A few months later, I was present when another co-worker did that same thing and called him William. Bill again explained his name was Bill. But this other guy said “Yes, but Bill is short for William.” Bill said, “I know what my own name is.” I added, “I made the same mistake a few months ago. But when Bill corrected me, I didn’t try to argue the issue.”
I got used to the old “tell the teachers what name you wanted”, but, they would always say that after they called my shit legal first name. “X harry”…everybody would look around, and I would have to say “I prefer Y”. Already I was busted, and the little scamps would mock me.
When I got to college, I learned the trick of going to the professor before class and letting them know. Then, I decided to brass it out, and be called exclusively by my first name. So, one class the professor said the usual “if you want…another name…” Nope. I stuck to my guns. Unfortunately, I had emailed the professor by an account with my preferred name. While calling roll the second time, he said “I seem to recall that your email was different…would you prefer to go by Z?” Relieved, I said “yes”. Then, the fucker started on a rant about my strange first name, and compared it to the Johnny Cash song “A Boy Named Sue”. Great laughs were had all around at **handsomeharry’s **expense.
Finally changed my name about 2 years ago. Had I known it would be so cheap and easy, I would have done it 40 years ago.
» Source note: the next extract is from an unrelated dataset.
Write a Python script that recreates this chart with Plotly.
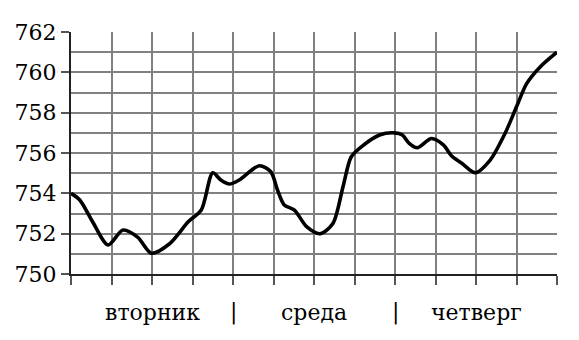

I tried to get people to call me “Jon” once upon a time. It didn’t work, mainly I think because it didn’t actually suit me. i think it is telling that people who get to know me well invariably call me “Jonno” and often come to that nickname independently. I guess I suit it somehow.
This reminds me of a HS classmate of mine whose name (on his birth certificate) was Ted. The physics teacher wouldn’t accept this and insisted that his name was Theodore (or maybe Edward) and always called him that. He refused to answer to it.
That teacher was an asshole and not only for that.